The most visible protest came from Japanese Prime Minister Shinzo Abe, who at a May 25 press conference said while standing next to Obama that “I firmly lodged a protest against President Obama as the Japanese Prime Minister with regard to the most recent case in Okinawa. The entire time for the small group discussion was spent on this specific case in Okinawa. And I feel profound resentment against this self-centered and absolutely despicable crime. This case shocked not only Okinawa but deeply shocked the entire Japan. I conveyed to the President that such feelings of the Japanese people should be sincerely taken to heart. I also urged the United States to take effective and thorough means to prevent a recurrence and vigorously and strictly address the situation,” he said through a translator.

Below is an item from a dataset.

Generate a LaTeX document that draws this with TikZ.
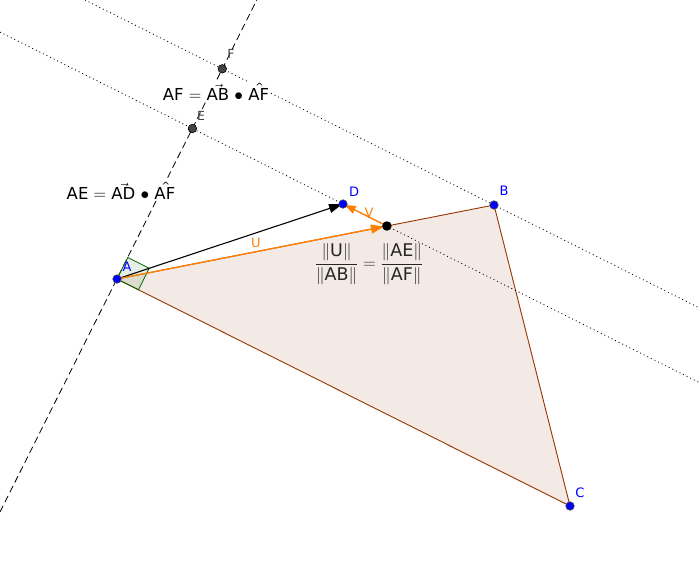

And still, alcohol-related crime by American sailors continued after Abe’s sharp words. The Navy official told USNI News that when talks about sailor misconduct reach such a high level, it affects the units’ ability to conduct their mission.

Caimona, the Marine Corps spokeswoman, told USNI News that Marine liberty policy ebbs and flows based on current events as a means of preserving the relationship with the surrounding community. She pointed to a statement from Nicholson on the mourning period in which he said “This is about honoring the victim, her family, and sharing in the grief with the people of Okinawa. That is what we are doing, and we have made sure that all 50,000 Americans, and especially our young servicemen, understand why we are doing this – out of respect.”

Further, she said, “we constantly are out in the community, making friends with our neighbors. … Everywhere there are Marines, you will see them out in town volunteering, whether it be at a church event, a beach cleanup, or a friendly sports competition. Everywhere we go, we work to make our communities better.”

Still, for the Navy, recent tragic events have outweighed the positive steps, leading to drastic action. Flanders said he didn’t know for certain if restricting all 18,600 sailors stationed in Japan was unprecedented, but it is certainly “highly uncommon,” he said.

“It is incredibly tense here in Japan,” he said. He didn’t have a timeline for how long it would take to get through all the one-on-one training and lift the liberty and alcohol restrictions, but “once the training is complete for all sailors in the command and we can acknowledge that this message has been delivered to all our [sailors] and civilians as well, then we’ll look at lifting the liberty curtailment.”

The short-term measures are “a necessary response to a very disturbing trend, but long term, we realize we have a long-term effort that needs to be undertaken” to stop crime and misconduct by sailors and civilian employees, Flanders said, noting the Navy owes it both to the Japanese and to the sailors working hard to carry out their missions to ensure that individuals don’t put at risk the U.S./Japanese relationship.